DEIR AL-BALAH, Gaza Strip >> Israeli strikes over the past 24 hours killed at least 38 people in Gaza, including children, local health officials said Sunday, with no data available for a second straight day from now-inaccessible hospitals in the north.

Further details emerged of the Palestinian doctor who lost nine of her 10 children in an Israeli strike on Friday.

Gaza’s Health Ministry said 3,785 people have been killed since Israel ended a ceasefire in March, vowing to destroy Hamas and return the 58 hostages it still holds from the Oct. 7, 2023, attack that triggered the war. Hamas has said it will only release the hostages in exchange for a lasting ceasefire and an Israeli withdrawal.

Israel also blocked all food, medicine and fuel from entering Gaza for 2 1/2 months before letting a trickle of aid enter last week, after experts’ warnings of famine and pressure from some of Israel’s top allies.

U.S. Homeland Security Secretary Kristi Noem was visiting Israel on Sunday and was meeting with Prime Minister Benjamin Netanyahu.

Israel is pursuing a new U.S.-backed plan to control all aid to Gaza, which the United Nations has rejected. U.N. World Food Program executive director Cindy McCain told CBS she has not seen evidence to support Israel’s claims that Hamas is responsible for the looting of aid trucks. “These people are desperate, and they see a World Food Program truck coming in and they run for it,” she said.

COGAT, the Israeli defense body overseeing aid for Gaza, said 107 trucks of aid entered Sunday. The U.N. has called the rate far from enough. About 600 trucks a day entered during the ceasefire.

Israel also says it plans to seize full control of Gaza and facilitate what it describes as the voluntary migration of its over 2 million population, a plan rejected by Palestinians and much of the international community.
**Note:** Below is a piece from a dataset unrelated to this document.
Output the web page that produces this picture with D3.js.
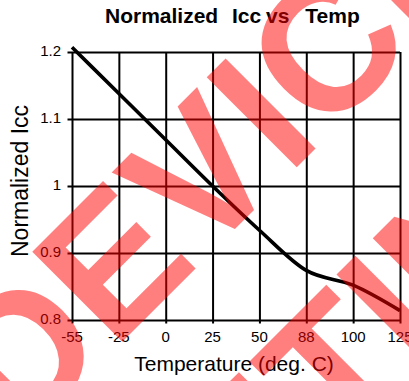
<!DOCTYPE html>
<html>
<head>
<meta charset="utf-8">
<script src="https://cdn.jsdelivr.net/npm/d3@7"></script>
<style>
  html, body { margin: 0; padding: 0; background: #fff; overflow: hidden; }
  svg { display: block; }
  text { font-family: "Liberation Sans", Arial, Helvetica, sans-serif; }
</style>
</head>
<body>
<script>
// ---- data ----
const categories = ["-55", "-25", "0", "25", "50", "88", "100", "125"];
const values = [1.207, 1.138, 1.069, 1.0, 0.934, 0.874, 0.852, 0.814];
const yTicks = [0.8, 0.9, 1.0, 1.1, 1.2];
const yTickLabels = ["0.8", "0.9", "1", "1.1", "1.2"];
const titleWords = ["Normalized", "Icc", "vs", "Temp"];
const xTitle = "Temperature (deg. C)";
const yTitle = "Normalized Icc";
const watermarkLines = ["DEVICE", "DISCONTINUED"];

const W = 409, H = 381;
const svg = d3.select("body").append("svg").attr("width", W).attr("height", H);

const x = d3.scalePoint().domain(categories).range([72, 400]);
const y = d3.scaleLinear().domain([0.8, 1.2]).range([320, 52]);

// grid (as axes with full-length ticks)
const gx = svg.append("g").attr("transform", "translate(0,320)")
  .call(d3.axisBottom(x).tickSize(-(320 - 52)).tickSizeOuter(0).tickFormat(""));
gx.select(".domain").remove();
gx.selectAll("line").attr("stroke", "#000").attr("stroke-width", 2)
  .attr("y1", 3.5);

const gy = svg.append("g").attr("transform", "translate(72,0)")
  .call(d3.axisLeft(y).tickValues(yTicks).tickSize(-(400 - 72)).tickSizeOuter(0).tickFormat(""));
gy.select(".domain").remove();
gy.selectAll("line").attr("stroke", "#000").attr("stroke-width", 2)
  .attr("x1", -4.5);

// tick labels
svg.append("g").selectAll("text").data(categories).join("text")
  .attr("x", d => x(d)).attr("y", 342)
  .attr("text-anchor", "middle").attr("font-size", 15).attr("fill", "#000")
  .text(d => d);

svg.append("g").selectAll("text").data(yTicks).join("text")
  .attr("x", 61).attr("y", d => y(d) + 4)
  .attr("text-anchor", "end").attr("font-size", 15).attr("fill", "#000")
  .text((d, i) => yTickLabels[i]);

// data line
const line = d3.line()
  .x((d, i) => x(categories[i]))
  .y(d => y(d))
  .curve(d3.curveMonotoneX);
svg.append("path").datum(values)
  .attr("d", line).attr("fill", "none").attr("stroke", "#000")
  .attr("stroke-width", 3.6).attr("stroke-linejoin", "round").attr("stroke-linecap", "butt");

// title
const t = svg.append("text").attr("x", 105).attr("y", 23)
  .attr("font-size", 21).attr("font-weight", "bold").attr("fill", "#000");
const gaps = [0, 8, -1, 10];
titleWords.forEach((w, i) => {
  t.append("tspan").attr("dx", i === 0 ? 0 : gaps[i]).text((i === 0 ? "" : " ") + w);
});

// axis titles
svg.append("text").attr("x", 234).attr("y", 371)
  .attr("text-anchor", "middle").attr("font-size", 21).attr("fill", "#000")
  .text(xTitle);
svg.append("text").attr("transform", "translate(28,257) rotate(-90)")
  .attr("text-anchor", "start").attr("font-size", 23).attr("fill", "#000")
  .text(yTitle);

// watermark
const wm = svg.append("g").attr("fill", "rgba(255,0,0,0.5)")
  .attr("font-weight", "bold").attr("font-size", 185);
const wmPos = [[19, 445], [-171, 962]];
wm.selectAll("text").data(watermarkLines).join("text")
  .attr("transform", (d, i) => `translate(${wmPos[i][0]},${wmPos[i][1]}) rotate(-45)`)
  .text(d => d);
</script>
</body>
</html>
More on killing of doctor’s 9 children

In Friday’s strike, only one of pediatrician Alaa al-Najjar’s 10 children survived at their home near the southern city of Khan Younis. The 11-year-old and al-Najjar’s husband, also a doctor, were badly hurt.

The children’s charred remains were put in a single body bag, said a fellow pediatrician at Nasser Hospital, Alaa al-Zayan.

The home was struck minutes after Hamdi al-Najjar had driven his wife to the hospital. His brother, Ismail al-Najjar, was first to arrive at the scene.

“They were innocent children,” the brother said, the youngest 7 months old. “And my brother has no business with (Palestinian) factions.”

Israel has said “the claim regarding harm to uninvolved civilians is under review.” It blames Hamas for civilian deaths because it operates in densely populated areas.